Will the video derail Cain’s campaign? Probably not. It’s not as if the former pizza mogul has been positioning himself as the foreign policy candidate in the race. Past presidential candidates have stubbed themselves in similar or worse fashion and survived. Just recall the infamous foreign policy pop quiz that a Boston TV reporter sprung on an unprepared George W. Bush back in 1999. By itself, yesterday’s video is an eye-of-the-beholder event. Cain’s fans will see a candidate operating on very little sleep being very deliberate and careful to avoid being trapped by “gotcha” questions from journalists they presume to be unfriendly. Cain’s critics will see further proof that he is not ready to be commander in chief, but then again, they weren’t likely to vote for him in the first place.
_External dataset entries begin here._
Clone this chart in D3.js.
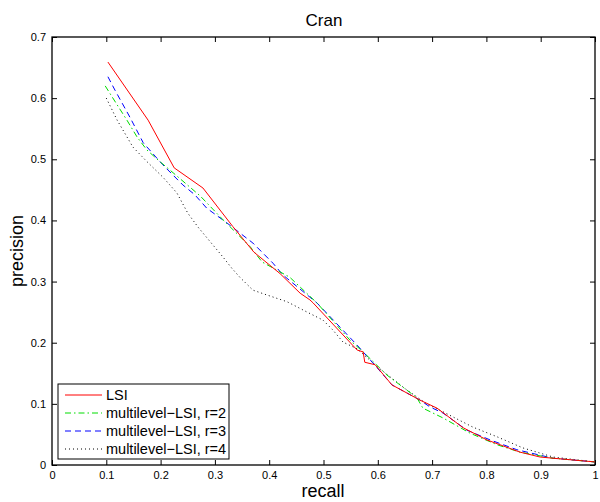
<!DOCTYPE html>
<html>
<head>
<meta charset="utf-8">
<script src="https://cdn.jsdelivr.net/npm/d3@7"></script>
<style>
  body { margin: 0; background: #fff; }
  svg { font-family: "Liberation Sans", Arial, Helvetica, sans-serif; }
</style>
</head>
<body>
<svg id="chart" width="600" height="502"></svg>
<script>
    // values
    var lsiRecall = [0.103, 0.177, 0.225, 0.278, 0.333, 0.372, 0.42, 0.457, 0.475, 0.481, 0.562, 0.573, 0.576, 0.595, 0.626, 0.678, 0.709, 0.757, 0.801, 0.862, 0.899, 1.0];
    var lsiPrec = [0.659, 0.564, 0.486, 0.453, 0.39, 0.348, 0.313, 0.281, 0.27, 0.265, 0.188, 0.185, 0.168, 0.164, 0.131, 0.106, 0.093, 0.061, 0.041, 0.021, 0.013, 0.005];

    var r2Recall = [0.098, 0.12, 0.138, 0.157, 0.175, 0.199, 0.223, 0.273, 0.315, 0.365, 0.387, 0.438, 0.488, 0.549, 0.573, 0.617, 0.672, 0.683, 0.72, 0.77, 0.82, 0.862, 0.923, 1.0];
    var r2Prec = [0.62, 0.589, 0.564, 0.536, 0.515, 0.496, 0.478, 0.44, 0.401, 0.357, 0.332, 0.307, 0.265, 0.204, 0.185, 0.147, 0.11, 0.093, 0.077, 0.052, 0.033, 0.021, 0.011, 0.005];

    var r3Recall = [0.103, 0.116, 0.144, 0.168, 0.204, 0.241, 0.263, 0.285, 0.322, 0.37, 0.407, 0.425, 0.488, 0.562, 0.591, 0.626, 0.678, 0.696, 0.72, 0.764, 0.807, 0.856, 0.923, 1.0];
    var r3Prec = [0.635, 0.613, 0.568, 0.527, 0.491, 0.458, 0.442, 0.42, 0.396, 0.363, 0.33, 0.311, 0.265, 0.196, 0.167, 0.131, 0.106, 0.095, 0.085, 0.057, 0.041, 0.025, 0.011, 0.005];

    var r4Recall = [0.1, 0.12, 0.149, 0.175, 0.204, 0.23, 0.25, 0.269, 0.315, 0.331, 0.346, 0.37, 0.396, 0.433, 0.47, 0.499, 0.517, 0.536, 0.562, 0.6, 0.65, 0.69, 0.72, 0.775, 0.82, 0.867, 0.923, 1.0];
    var r4Prec = [0.6, 0.564, 0.52, 0.496, 0.471, 0.445, 0.412, 0.389, 0.34, 0.322, 0.307, 0.286, 0.278, 0.267, 0.25, 0.237, 0.221, 0.201, 0.19, 0.16, 0.125, 0.1, 0.087, 0.062, 0.046, 0.028, 0.013, 0.005];

    var seriesNames = ['LSI', 'multilevel\u2212LSI, r=2', 'multilevel\u2212LSI, r=3', 'multilevel\u2212LSI, r=4'];
    var xTicks = [0, 0.1, 0.2, 0.3, 0.4, 0.5, 0.6, 0.7, 0.8, 0.9, 1];
    var yTicks = [0, 0.1, 0.2, 0.3, 0.4, 0.5, 0.6, 0.7];

    var styles = [
      {color: '#ff0000', dash: null},
      {color: '#00dd00', dash: '6,3,1.5,3'},
      {color: '#0000ff', dash: '6,4'},
      {color: '#000000', dash: '1,3'}
    ];

    var series = [
      {recall: lsiRecall, prec: lsiPrec},
      {recall: r2Recall, prec: r2Prec},
      {recall: r3Recall, prec: r3Prec},
      {recall: r4Recall, prec: r4Prec}
    ];

    var svg = d3.select('#chart');
    var plotLeft = 52, plotTop = 37, plotW = 543, plotH = 428;

    var x = d3.scaleLinear().domain([0, 1]).range([plotLeft, plotLeft + plotW]);
    var y = d3.scaleLinear().domain([0, 0.7]).range([plotTop + plotH, plotTop]);

    function fmt(d) { return d === 0 ? '0' : (d === 1 ? '1' : d3.format('.1f')(d)); }

    // axes, ticks inside like matlab
    svg.append('g')
      .attr('transform', 'translate(0,' + (plotTop + plotH) + ')')
      .call(d3.axisBottom(x).tickValues(xTicks).tickFormat(fmt).tickSizeInner(-5).tickSizeOuter(0).tickPadding(6))
      .call(function(g) { g.select('.domain').remove(); });
    svg.append('g')
      .attr('transform', 'translate(0,' + plotTop + ')')
      .call(d3.axisTop(x).tickValues(xTicks).tickFormat('').tickSizeInner(-5).tickSizeOuter(0))
      .call(function(g) { g.select('.domain').remove(); });
    svg.append('g')
      .attr('transform', 'translate(' + plotLeft + ',0)')
      .call(d3.axisLeft(y).tickValues(yTicks).tickFormat(fmt).tickSizeInner(-5).tickSizeOuter(0).tickPadding(6))
      .call(function(g) { g.select('.domain').remove(); });
    svg.append('g')
      .attr('transform', 'translate(' + (plotLeft + plotW) + ',0)')
      .call(d3.axisRight(y).tickValues(yTicks).tickFormat('').tickSizeInner(-5).tickSizeOuter(0))
      .call(function(g) { g.select('.domain').remove(); });

    svg.selectAll('.tick text').attr('font-size', 11).attr('fill', '#000')
      .attr('font-family', '"Liberation Sans", Arial, sans-serif');
    svg.selectAll('.tick line').attr('stroke', '#000');

    svg.append('rect')
      .attr('x', plotLeft).attr('y', plotTop)
      .attr('width', plotW).attr('height', plotH)
      .attr('fill', 'none').attr('stroke', '#000').attr('stroke-width', 1.3);

    var line = d3.line()
      .x(function(d) { return x(d[0]); })
      .y(function(d) { return y(d[1]); });

    // draw r=4 first so red ends on top
    for (var i = series.length - 1; i >= 0; i--) {
      var pts = series[i].recall.map(function(r, j) { return [r, series[i].prec[j]]; });
      svg.append('path')
        .datum(pts)
        .attr('d', line)
        .attr('fill', 'none')
        .attr('stroke', styles[i].color)
        .attr('stroke-width', 1)
        .attr('stroke-dasharray', styles[i].dash);
    }

    // title and labels
    svg.append('text').attr('x', 324).attr('y', 26).attr('text-anchor', 'middle')
      .attr('font-size', 17).text('Cran');
    svg.append('text').attr('x', 323).attr('y', 497).attr('text-anchor', 'middle')
      .attr('font-size', 18).text('recall');
    svg.append('text').attr('transform', 'translate(23,' + (plotTop + plotH / 2) + ') rotate(-90)')
      .attr('text-anchor', 'middle').attr('font-size', 18).text('precision');

    // legend
    var legend = svg.append('g');
    legend.append('rect')
      .attr('x', 58).attr('y', 384).attr('width', 171).attr('height', 75)
      .attr('fill', '#fff').attr('stroke', '#000').attr('stroke-width', 1);
    seriesNames.forEach(function(name, i) {
      var ly = 395 + i * 18;
      legend.append('line')
        .attr('x1', 65).attr('x2', 102).attr('y1', ly).attr('y2', ly)
        .attr('stroke', styles[i].color).attr('stroke-width', 1)
        .attr('stroke-dasharray', styles[i].dash);
      legend.append('text')
        .attr('x', 106).attr('y', ly + 5)
        .attr('font-size', 14.5).text(name);
    });
</script>
</body>
</html>
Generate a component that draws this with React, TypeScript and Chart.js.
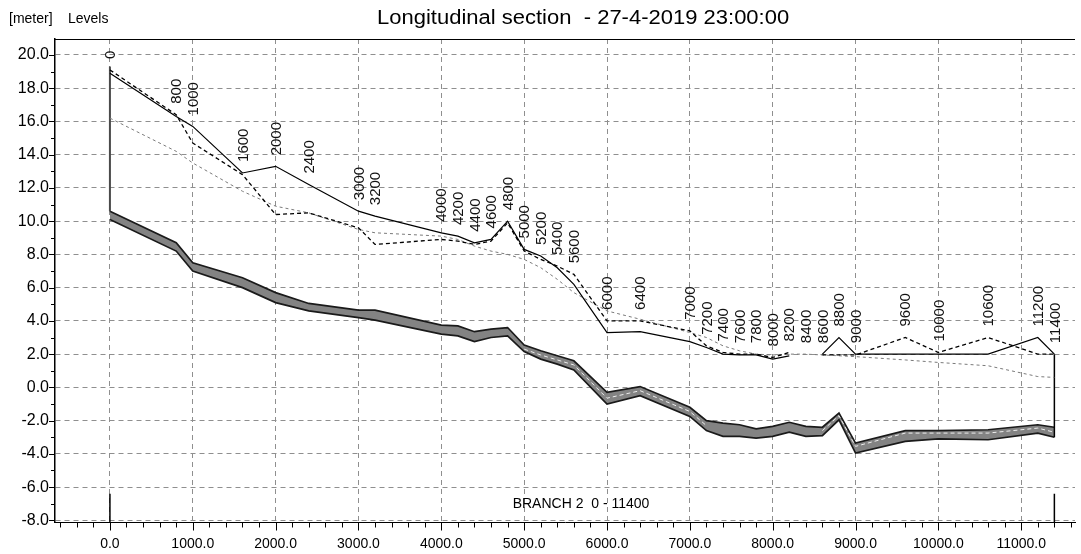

Jon Huntsman spent yesterday at Brookings—an unlikely campaign stop for a GOP presidential candidate. He joked “I come with great trepidation now, hearing that I am the first of the candidates to show up.” Huntsman fielded a question on Mitt Romney’s plan to take a hard line on currency with China. Huntsman again called it “pandering”:

You start slapping on a tariff, and the Chinese are going to turn around and they’re going to say remember the quantitative easing programs part one and part two? You did the same thing, so, here’s a tariff on you guys.

Rick Santorum stopped by Laura Ingraham’s radio show yesterday and called for cooperating with Israel on a possible airstrike against Iran’s nuclear reactors:

I think we’re right to work with Israel to strike those reactors if necessary. And I believe we are at the point where it’s necessary to work with them – just like Israel did with Iraq, just like they did with Syria.

Santorum also defended foreign aid on MSNBC, arguing that it prevents the need for increased spending on military action. He criticized other candidates for “pandering to an anti-foreign aid element out there.”

CNN/Opinion Research Corporation released a poll released yesterday showing that Newt Gingrich is nearly tied with Mitt Romney at the front of the GOP pack. Romney has 24 percent support and Gingrich polls 22 percent. Gingrich has made huge gains in the past month—he is up from 8 percent support in October.